Along the winding paths, there were old friends, like this thriving ombu. Lacking true wood, it is really an overgrown forb masquerading as a tree. I first encountered it in Argentina, where stories tell of it giving shelter to gauchos out on the pampas. Its latin name, Phytolacca dioica, shows it to be in the same genus as our pokeweed. If you saw it blooming, as I did once in a park in the Recoleta neighborhood of Buenos Aires, you might think you're looking at a pokeweed 50 feet high.
How often do we get to see a baobab tree, and a massive one at that? 

Witnessing this assemblage of plants from around the world stirred all sorts of memories of past travels. This tree reminded me of a hike up into the hills outside Medellin, Columbia, in 1974, where a patchwork of hand-cultivated onion fields gave way to small hilltop forests of tree ferns and hummingbirds. 
Petrified wood triggered memories of visiting a petrified forest during a long drive through Argentine Patagonia.
And this swollen trunk brought the name "palo borracho" to mind, a name that translates to "drunken stick", in reference to the bottle-shape of the trunk. They are common along the streets of Buenos Aires. I think this one is Ceibe speciosa, the silk floss tree, closely related to the kapok tree.

The Garden's 83 acres were donated by an accountant and businessman named Robert Montgomery, who counted among his friends the globetrotting plant collector David Fairchild, who lived next door and supplied many of the plants. The garden's website describes how Fairchild "visited every continent in the world (except Antarctica) and brought back hundreds of important plants, including mangos, alfalfa, nectarines, dates, cotton, soybeans, bamboos and the flowering cherry trees that grace Washington D.C." 

The National Tropical Botanical Garden goes even farther in describing Fairchild's legacy: 

"Avocado, mango, kale, quinoa, dates, hops, pistachios, nectarines, pomegranates, myriad citrus, Egyptian cotton, soybeans, and bamboo are just a few of the thousands, if not hundreds of thousands of plants Fairchild introduced to the United States."

The desire to import plants that could prove useful for food, fiber, and other uses dates at least back to George Washington and Thomas Jefferson, but gained intensity during the golden age of travel--the late 19th century when Fairchild began his career.
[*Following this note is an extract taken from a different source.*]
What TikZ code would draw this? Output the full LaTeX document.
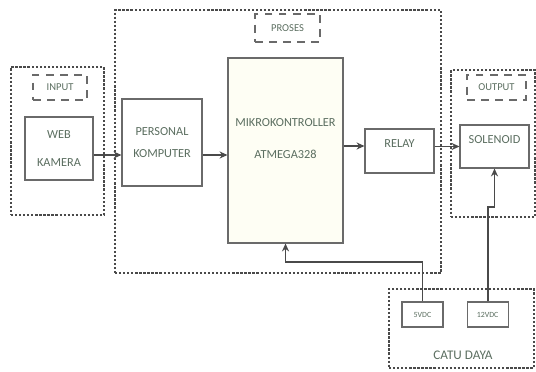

Plants were considered so important to the economy and security of the nation that the U.S. Botanic Garden--a particular passion of George Washington's--was placed next door to the Capitol building. That's it down in the lower left of this map. 

To 21st or even 20th century eyes, the proximity of a botanical garden to the nation's center of legislative power feels odd in the extreme. Plants are more likely now to be viewed as quaint decoration to soften the edges of our hardened world. When I visited the U.S. Botanic Garden, probably in the 1990s, the conservatory looked a bit down in the mouth, largely serving as a refuge for the homeless. More respect for George Washington's dream has been shown since then. 

Those must have been heady times, early in the 20th century, when Fairchild oversaw the import of more than 100,000 species of plants from around the world. Their utility and beauty promised to enrich our country by diversifying our farms, gardens and kitchens. Few, including Fairchild, wanted to think about the downside, as some of these imports escaped gardens and ran wild over the landscape, displacing native species. A botanical enrichment has contributed over time to an ecological degradation. 

I looked into whether David Fairchild ever came to terms with the potential for introduced species to run amok, and plan to write about it in a separate post. He was aware that some nonnatives like kudzu and lebbek were spreading aggressively, but there is no verifiable evidence as yet that he sounded a warning. 

It's heartening to see that the Fairchild Tropical Botanical Garden itself has evolved to take the threat of invasive species very seriously. According to multiple sources, it monitors closely its collection of exotic plants and takes action to prevent spread beyond the Garden's borders. I want very much to believe all this is true and will continue to be true, the better to enjoy the memory of my visit there, encountering so many old (plant) friends from my earlier travels around the world.